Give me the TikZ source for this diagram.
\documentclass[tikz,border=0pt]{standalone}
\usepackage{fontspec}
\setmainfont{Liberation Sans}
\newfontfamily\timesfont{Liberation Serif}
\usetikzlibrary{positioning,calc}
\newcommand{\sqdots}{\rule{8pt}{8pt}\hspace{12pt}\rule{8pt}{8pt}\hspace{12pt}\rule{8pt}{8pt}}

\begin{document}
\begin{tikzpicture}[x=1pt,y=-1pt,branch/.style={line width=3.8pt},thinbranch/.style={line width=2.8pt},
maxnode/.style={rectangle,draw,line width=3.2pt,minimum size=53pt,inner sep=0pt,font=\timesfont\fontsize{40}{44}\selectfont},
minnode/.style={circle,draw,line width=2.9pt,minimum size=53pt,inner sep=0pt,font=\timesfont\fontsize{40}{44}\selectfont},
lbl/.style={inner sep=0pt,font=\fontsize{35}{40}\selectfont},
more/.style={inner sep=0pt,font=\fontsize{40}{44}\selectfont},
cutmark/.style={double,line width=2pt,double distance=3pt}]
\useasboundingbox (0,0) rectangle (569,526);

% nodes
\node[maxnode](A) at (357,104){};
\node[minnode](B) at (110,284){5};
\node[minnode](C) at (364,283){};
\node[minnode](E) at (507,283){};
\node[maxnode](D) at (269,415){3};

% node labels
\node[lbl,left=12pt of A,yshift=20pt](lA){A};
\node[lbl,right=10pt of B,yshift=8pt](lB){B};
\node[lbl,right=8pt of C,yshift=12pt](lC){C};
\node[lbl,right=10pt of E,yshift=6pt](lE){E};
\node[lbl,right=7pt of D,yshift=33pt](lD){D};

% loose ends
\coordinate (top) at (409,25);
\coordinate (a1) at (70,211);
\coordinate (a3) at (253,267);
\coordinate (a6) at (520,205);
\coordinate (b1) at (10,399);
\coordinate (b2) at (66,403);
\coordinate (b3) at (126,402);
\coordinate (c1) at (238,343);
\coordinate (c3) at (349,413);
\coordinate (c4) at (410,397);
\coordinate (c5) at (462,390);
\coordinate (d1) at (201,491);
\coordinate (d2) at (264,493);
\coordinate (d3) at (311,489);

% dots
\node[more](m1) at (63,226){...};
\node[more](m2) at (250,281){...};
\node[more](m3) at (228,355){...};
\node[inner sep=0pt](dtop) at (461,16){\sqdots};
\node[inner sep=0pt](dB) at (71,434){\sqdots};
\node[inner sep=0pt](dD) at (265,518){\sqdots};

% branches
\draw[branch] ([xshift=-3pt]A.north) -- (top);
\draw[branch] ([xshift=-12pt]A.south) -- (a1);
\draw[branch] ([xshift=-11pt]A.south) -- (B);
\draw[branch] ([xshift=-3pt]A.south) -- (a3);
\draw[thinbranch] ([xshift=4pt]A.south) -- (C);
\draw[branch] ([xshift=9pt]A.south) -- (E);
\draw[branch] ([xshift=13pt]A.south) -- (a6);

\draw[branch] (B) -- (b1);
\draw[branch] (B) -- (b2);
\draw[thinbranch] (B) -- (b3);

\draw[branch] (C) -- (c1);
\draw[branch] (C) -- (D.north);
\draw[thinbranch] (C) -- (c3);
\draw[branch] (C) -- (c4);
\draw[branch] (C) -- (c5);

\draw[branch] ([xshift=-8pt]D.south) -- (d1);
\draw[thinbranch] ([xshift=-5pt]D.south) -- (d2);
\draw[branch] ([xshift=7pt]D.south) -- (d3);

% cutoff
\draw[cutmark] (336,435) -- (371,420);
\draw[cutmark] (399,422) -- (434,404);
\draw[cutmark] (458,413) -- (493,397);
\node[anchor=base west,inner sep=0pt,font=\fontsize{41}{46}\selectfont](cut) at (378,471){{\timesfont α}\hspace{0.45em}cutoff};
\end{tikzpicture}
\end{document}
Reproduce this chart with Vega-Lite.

→ What you will do: Write out, unaltered, the lines from the opening of the listing through the line that includes "(0,0) rectangle (569,526);".

→ Result of the exercise:
Give me the TikZ source for this diagram.
\documentclass[tikz,border=0pt]{standalone}
\usepackage{fontspec}
\setmainfont{Liberation Sans}
\newfontfamily\timesfont{Liberation Serif}
\usetikzlibrary{positioning,calc}
\newcommand{\sqdots}{\rule{8pt}{8pt}\hspace{12pt}\rule{8pt}{8pt}\hspace{12pt}\rule{8pt}{8pt}}

\begin{document}
\begin{tikzpicture}[x=1pt,y=-1pt,branch/.style={line width=3.8pt},thinbranch/.style={line width=2.8pt},
maxnode/.style={rectangle,draw,line width=3.2pt,minimum size=53pt,inner sep=0pt,font=\timesfont\fontsize{40}{44}\selectfont},
minnode/.style={circle,draw,line width=2.9pt,minimum size=53pt,inner sep=0pt,font=\timesfont\fontsize{40}{44}\selectfont},
lbl/.style={inner sep=0pt,font=\fontsize{35}{40}\selectfont},
more/.style={inner sep=0pt,font=\fontsize{40}{44}\selectfont},
cutmark/.style={double,line width=2pt,double distance=3pt}]
\useasboundingbox (0,0) rectangle (569,526);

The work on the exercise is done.